8 - Políticas específicas para aldeias urbanas, garantindo território, água, educação, saúde e proteção social diante da expansão das cidades sobre nossas comunidades.

9 - Cerrado Vivo já: desmatamento zero no bioma; proteção e restauração de veredas, nascentes e matas de galeria; reconhecimento e financiamento do manejo tradicional do fogo; e regras firmes para captação de água e uso de agrotóxicos nas bacias que nascem no Cerrado, com participação deliberativa das mulheres indígenas.

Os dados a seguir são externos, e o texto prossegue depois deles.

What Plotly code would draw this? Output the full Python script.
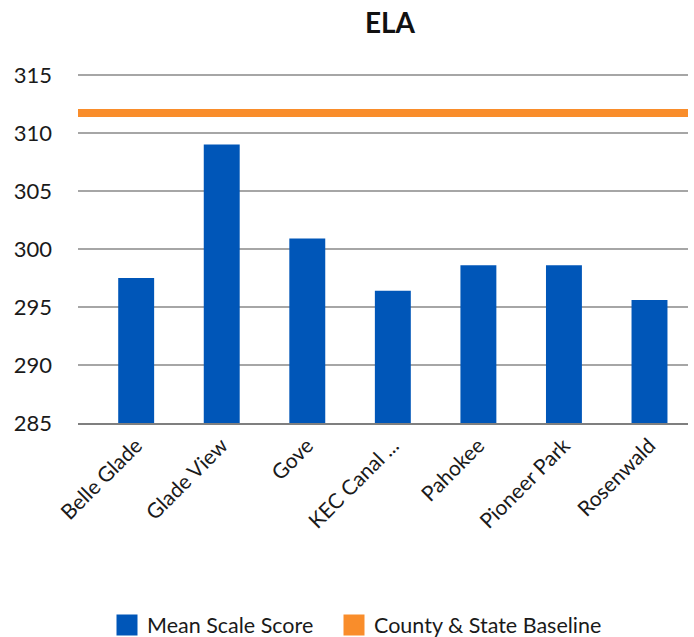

10 - Adaptação climática no Cerrado com protagonismo indígena: elaboração de planos de adaptação comunitários por território/região; sistemas de alerta e brigadas permanentes; proteção de nascentes e recuperação de veredas; fortalecimento de roças e viveiros com espécies nativas resistentes à seca e bancos de sementes; e acesso direto a financiamento climático para iniciativas lideradas por mulheres indígenas.

Nós, mulheres indígenas do Cerrado, afirmamos: cuidar do Cerrado é cuidar do Brasil. Onde uma mulher indígena está, a água resiste, a mata respira e o futuro se levanta. Exigimos que o Estado cumpra seu dever constitucional; que os órgãos competentes atuem com urgência e respeito aos nossos modos de vida; que a sociedade reconheça o Cerrado como coração das águas e casa de muitos povos. Seguiremos juntas e em movimento, com nossos cantos, nossas línguas e nossas sementes, por território, água e vida - agora e para as futuras gerações.

Esta carta integra a plataforma política das mulheres indígenas do Cerrado no âmbito da MOPIC - Mobilização dos Povos Indígenas do Cerrado.